=== EXERCISE MATERIAL ===

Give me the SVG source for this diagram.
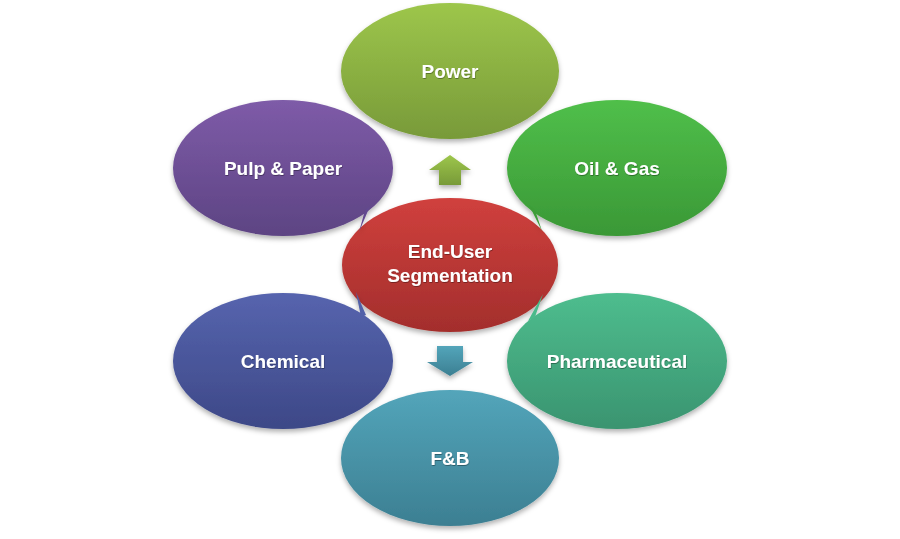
<svg xmlns="http://www.w3.org/2000/svg" width="900" height="539" viewBox="0 0 900 539">
<defs>
<linearGradient id="gPower" x1="0" y1="0" x2="0" y2="1"><stop offset="0" stop-color="#9dc64b"/><stop offset="1" stop-color="#789a39"/></linearGradient>
<linearGradient id="gPulp" x1="0" y1="0" x2="0" y2="1"><stop offset="0" stop-color="#7e5ba8"/><stop offset="1" stop-color="#5d4483"/></linearGradient>
<linearGradient id="gOil" x1="0" y1="0" x2="0" y2="1"><stop offset="0" stop-color="#50bf4a"/><stop offset="1" stop-color="#3a9836"/></linearGradient>
<linearGradient id="gCenter" x1="0" y1="0" x2="0" y2="1"><stop offset="0" stop-color="#d0403d"/><stop offset="1" stop-color="#a32e2c"/></linearGradient>
<linearGradient id="gChem" x1="0" y1="0" x2="0" y2="1"><stop offset="0" stop-color="#5664ae"/><stop offset="1" stop-color="#3d4887"/></linearGradient>
<linearGradient id="gPharma" x1="0" y1="0" x2="0" y2="1"><stop offset="0" stop-color="#4ebd8e"/><stop offset="1" stop-color="#3a9470"/></linearGradient>
<linearGradient id="gFB" x1="0" y1="0" x2="0" y2="1"><stop offset="0" stop-color="#53a5ba"/><stop offset="1" stop-color="#3c7f92"/></linearGradient>
<filter id="sh" x="-20%" y="-20%" width="140%" height="150%">
<feDropShadow dx="0" dy="3" stdDeviation="2.5" flood-color="#000" flood-opacity="0.3"/>
</filter>
<filter id="tsh" x="-10%" y="-30%" width="120%" height="160%">
<feDropShadow dx="0.5" dy="1" stdDeviation="0.6" flood-color="#000" flood-opacity="0.35"/>
</filter>
</defs>
<style>
.lbl{font-family:"Liberation Sans",Arial,sans-serif;font-weight:bold;font-size:19px;fill:#fff;text-anchor:middle;filter:url(#tsh)}
.shp{filter:url(#sh)}
</style>
<rect width="900" height="539" fill="#fff"/>

<g id="center">
<ellipse class="shp" cx="450" cy="265" rx="108" ry="67" fill="url(#gCenter)"/>
<text class="lbl" x="450" y="258">End-User</text>
<text class="lbl" x="450" y="282">Segmentation</text>
</g>

<g id="connectors">
<path class="shp" d="M450,155 L471,170 L461,170 L461,185 L439,185 L439,170 L429,170 Z" fill="url(#gPower)"/>
<path class="shp" d="M437,346 L463,346 L463,362 L473,362 L450,376 L427,362 L437,362 Z" fill="url(#gFB)"/>
</g>

<g id="power">
<ellipse class="shp" cx="450" cy="71" rx="109" ry="68" fill="url(#gPower)"/>
<text class="lbl" x="450" y="78">Power</text>
</g>

<g id="pulp-paper">
<g class="shp">
<ellipse cx="283" cy="168" rx="110" ry="68" fill="url(#gPulp)"/>
<path d="M365,210 L359,232 L370,206 Z" fill="#624990"/>
</g>
<text class="lbl" x="283" y="175">Pulp &amp; Paper</text>
</g>

<g id="oil-gas">
<g class="shp">
<ellipse cx="617" cy="168" rx="110" ry="68" fill="url(#gOil)"/>
<path d="M529,205 L542,231 L535,210 Z" fill="#3d9d39"/>
</g>
<text class="lbl" x="617" y="175">Oil &amp; Gas</text>
</g>

<g id="chemical">
<g class="shp">
<ellipse cx="283" cy="361" rx="110" ry="68" fill="url(#gChem)"/>
<path d="M356,292 L361,317 L366,315 Z" fill="#5160a8"/>
</g>
<text class="lbl" x="283" y="368">Chemical</text>
</g>

<g id="pharmaceutical">
<g class="shp">
<ellipse cx="617" cy="361" rx="110" ry="68" fill="url(#gPharma)"/>
<path d="M528,321 L543,294 L535,317 Z" fill="#4aba8a"/>
</g>
<text class="lbl" x="617" y="368">Pharmaceutical</text>
</g>

<g id="fb">
<ellipse class="shp" cx="450" cy="458" rx="109" ry="68" fill="url(#gFB)"/>
<text class="lbl" x="450" y="465">F&amp;B</text>
</g>
</svg>
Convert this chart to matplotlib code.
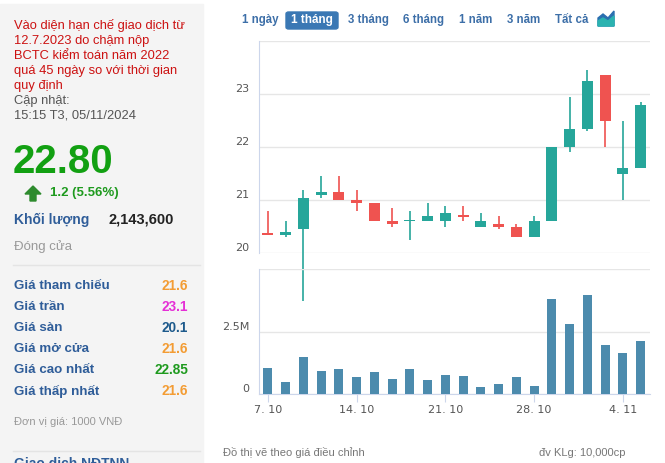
import matplotlib
matplotlib.use("Agg")
import matplotlib.pyplot as plt
from matplotlib.patches import Rectangle, Polygon, FancyBboxPatch
from matplotlib.transforms import ScaledTranslation

plt.rcParams['font.family'] = ['Liberation Sans', 'DejaVu Sans']

# trading days, 07.10.2024 - 05.11.2024
dates = ["7.10", "8.10", "9.10", "10.10", "11.10",
         "14.10", "15.10", "16.10", "17.10", "18.10",
         "21.10", "22.10", "23.10", "24.10", "25.10",
         "28.10", "29.10", "30.10", "31.10", "1.11",
         "4.11", "5.11"]
opens = [20.37, 20.35, 20.45, 21.10, 21.15, 21.00, 20.95, 20.60, 20.60, 20.60,
         20.60, 20.72, 20.50, 20.55, 20.50, 20.30, 20.60, 22.00, 22.35, 23.35,
         21.50, 21.60]
highs = [20.80, 20.60, 21.20, 21.45, 21.45, 21.20, 20.95, 20.85, 20.80, 20.95,
         20.90, 20.90, 20.75, 20.70, 20.55, 20.70, 22.00, 22.95, 23.45, 23.35,
         22.50, 22.85]
lows = [20.35, 20.30, 19.10, 21.05, 21.00, 20.80, 20.60, 20.50, 20.25, 20.60,
        20.50, 20.60, 20.50, 20.45, 20.30, 20.30, 20.60, 21.90, 22.30, 22.00,
        21.00, 21.60]
closes = [20.35, 20.40, 21.05, 21.15, 21.00, 20.95, 20.60, 20.55, 20.60, 20.70,
          20.75, 20.68, 20.60, 20.50, 20.30, 20.60, 22.00, 22.35, 23.25, 22.50,
          21.60, 22.80]
volumes = [1.06, 0.49, 1.50, 0.94, 1.02, 0.70, 0.90, 0.62, 1.02, 0.58,
           0.78, 0.74, 0.29, 0.41, 0.70, 0.33, 3.83, 2.82, 3.99, 1.98,
           1.66, 2.14]  # millions

tick_idx = [0, 5, 10, 15, 20]
tick_labels = ["7. 10", "14. 10", "21. 10", "28. 10", "4. 11"]
price_ticks = [20, 21, 22, 23]

periods = ["1 ngày", "1 tháng", "3 tháng", "6 tháng", "1 năm", "3 năm", "Tất cả"]
period_x = [242, 290, 348, 403, 459, 507, 555]
selected = "1 tháng"

notice = ["Vào diện hạn chế giao dịch từ", "12.7.2023 do chậm nộp",
          "BCTC kiểm toán năm 2022", "quá 45 ngày so với thời gian", "quy định"]
stat_names = ["Giá tham chiếu", "Giá trần", "Giá sàn", "Giá mở cửa",
              "Giá cao nhất", "Giá thấp nhất"]
stat_values = ["21.6", "23.1", "20.1", "21.6", "22.85", "21.6"]
stat_colors = ["#f39c33", "#e52fd6", "#1d5a8c", "#f39c33", "#1e9a1e", "#f39c33"]

W, H = 665, 463
UP = "#26a69a"
DOWN = "#ef5350"
GRID = "#e6e6e6"
AXIS = "#ccd6eb"
BLUE = "#2f5d99"


def fx(px):
    return px / W


def fy(py):
    return 1 - py / H


fig = plt.figure(figsize=(W / 100, H / 100), dpi=100)

# left info panel
fig.patches.append(Rectangle((0, 0), fx(203), fy(4), transform=fig.transFigure,
                             color="#f4f4f4", zorder=0))
for yy in [265, 451]:
    fig.add_artist(plt.Line2D([fx(13), fx(200)], [fy(yy), fy(yy)],
                              transform=fig.transFigure, color="#e4e4e4", lw=1))

for i, line in enumerate(notice):
    fig.text(fx(14), fy(26 + 15 * i), line, color="#cc1111", fontsize=9.3, va="center")
fig.text(fx(14), fy(101), "Cập nhật:", color="#555555", fontsize=9.3, va="center")
fig.text(fx(14), fy(116), "15:15 T3, 05/11/2024", color="#555555", fontsize=9.3, va="center")

fig.text(fx(13), fy(162), "22.80", color="#12a012", fontsize=29, fontweight="bold", va="center")
arrow = [(25, 194), (33, 186), (41, 194), (36, 194), (36, 201), (30, 201), (30, 194)]
fig.patches.append(Polygon([(fx(a), fy(b)) for a, b in arrow], closed=True,
                           transform=fig.transFigure, color="#2e8b2e"))
fig.text(fx(50), fy(193), "1.2 (5.56%)", color="#1e9a1e", fontsize=9.5,
         fontweight="bold", va="center")
fig.text(fx(14), fy(220), "Khối lượng", color=BLUE, fontsize=10, fontweight="bold", va="center")
fig.text(fx(108), fy(219), "2,143,600", color="#222222", fontsize=10.5,
         fontweight="bold", va="center")
fig.text(fx(14), fy(247), "Đóng cửa", color="#999999", fontsize=9.5, va="center")

for i, (n, v, c) in enumerate(zip(stat_names, stat_values, stat_colors)):
    yy = 286 + 21 * i
    fig.text(fx(14), fy(yy), n, color=BLUE, fontsize=9.6, fontweight="bold", va="center")
    fig.text(fx(188), fy(yy), v, color=c, fontsize=9.8, fontweight="bold",
             va="center", ha="right")
fig.text(fx(14), fy(422), "Đơn vị giá: 1000 VNĐ", color="#999999", fontsize=8, va="center")
fig.text(fx(14), fy(457), "Giao dịch NĐTNN", color=BLUE, fontsize=10,
         fontweight="bold", va="top")

# period buttons
for name, px in zip(periods, period_x):
    if name == selected:
        fig.patches.append(FancyBboxPatch((fx(286), fy(29)), fx(52), 17 / H,
                                          boxstyle="round,pad=0,rounding_size=0.004",
                                          transform=fig.transFigure,
                                          color="#3a78b4"))
        fig.text(fx(312), fy(20), name, color="white", fontsize=8.5,
                 fontweight="bold", va="center", ha="center")
    else:
        fig.text(fx(px), fy(20), name, color="#3d6fa8", fontsize=8.3,
                 fontweight="bold", va="center")
icon_top = [(598, 26), (598, 18), (603, 14), (608, 18), (614, 11), (614, 26)]
icon_low = [(598, 26), (598, 21), (603, 18), (608, 21), (614, 16), (614, 26)]
fig.patches.append(Polygon([(fx(a), fy(b)) for a, b in icon_top], transform=fig.transFigure,
                           color="#2a6fb0"))
fig.patches.append(Polygon([(fx(a), fy(b)) for a, b in icon_low], transform=fig.transFigure,
                           color="#2bb3b0"))

# chart axes
left, right = 259, 649.5
ax = fig.add_axes([fx(left), fy(253.3), (right - left) / W, (253.3 - 41) / H])
axv = fig.add_axes([fx(left), fy(394.3), (right - left) / W, (394.3 - 269.3) / H])

x = list(range(len(dates)))
shift = ScaledTranslation(0, 0.06, fig.dpi_scale_trans)
tick_font = ['DejaVu Sans']

# candles
for i in x:
    o, hi, lo, c = opens[i], highs[i], lows[i], closes[i]
    col = UP if c >= o else DOWN
    ax.vlines(i, lo, hi, color=col, lw=1.2, clip_on=False, zorder=3)
    body = max(abs(c - o), 0.025)
    ax.bar(i, body, bottom=min(o, c), width=0.62, color=col, zorder=4, clip_on=False)

ax.set_xlim(-0.5, len(dates) - 0.5)
ax.set_ylim(20, 24)
ax.set_yticks(price_ticks + [24])
ax.set_yticklabels([str(t) for t in price_ticks] + [""], family=tick_font)
ax.set_xticks([])
ax.grid(axis="y", color=GRID, lw=1)
ax.set_axisbelow(True)
for s in ["top", "right", "bottom"]:
    ax.spines[s].set_visible(False)
ax.spines["left"].set_color(AXIS)
ax.tick_params(axis="y", length=0, pad=7, labelsize=8, labelcolor="#555555")
for lab in ax.get_yticklabels():
    lab.set_transform(lab.get_transform() + shift)
ax.patch.set_alpha(0)

# volume
axv.bar(x, volumes, width=0.5, color="#4c8bad", zorder=3)
axv.set_xlim(-0.5, len(dates) - 0.5)
axv.set_ylim(0, 5)
axv.set_yticks([0, 2.5, 5])
axv.set_yticklabels(["0", "2.5M", ""], family=tick_font)
axv.grid(axis="y", color=GRID, lw=1)
axv.set_axisbelow(True)
axv.set_xticks(tick_idx)
axv.set_xticklabels(tick_labels, family=tick_font)
for s in ["top", "right"]:
    axv.spines[s].set_visible(False)
axv.spines["left"].set_color(AXIS)
axv.spines["bottom"].set_color(AXIS)
axv.tick_params(axis="y", length=0, pad=7, labelsize=8, labelcolor="#555555")
axv.tick_params(axis="x", length=6, color=AXIS, pad=2, labelsize=8, labelcolor="#555555")
for lab in axv.get_yticklabels():
    lab.set_transform(lab.get_transform() + shift)
axv.patch.set_alpha(0)

fig.text(fx(223), fy(453), "Đồ thị vẽ theo giá điều chỉnh", color="#777777",
         fontsize=8, va="center")
fig.text(fx(539), fy(453), "đv KLg: 10,000cp", color="#777777", fontsize=8, va="center")

fig.savefig("out.png", dpi=100)
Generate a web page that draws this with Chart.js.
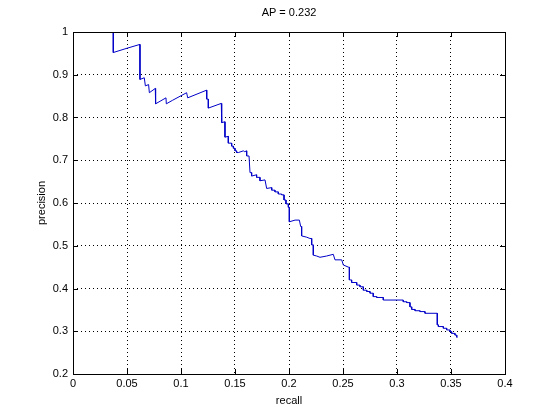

===

_JOB_
Copy exactly the material above from the line with "Convert this chart to matplotlib code." to the line with "plt.rcParams['font.family'] = ['Liberation", ends included, and nothing else. Leave out any picture.

_FINISHED EXERCISE_
Convert this chart to matplotlib code.
import matplotlib
matplotlib.use("Agg")
import matplotlib.pyplot as plt
from matplotlib.patches import Rectangle, Polygon, FancyBboxPatch
from matplotlib.transforms import ScaledTranslation

plt.rcParams['font.family'] = ['Liberation Sans', 'DejaVu Sans']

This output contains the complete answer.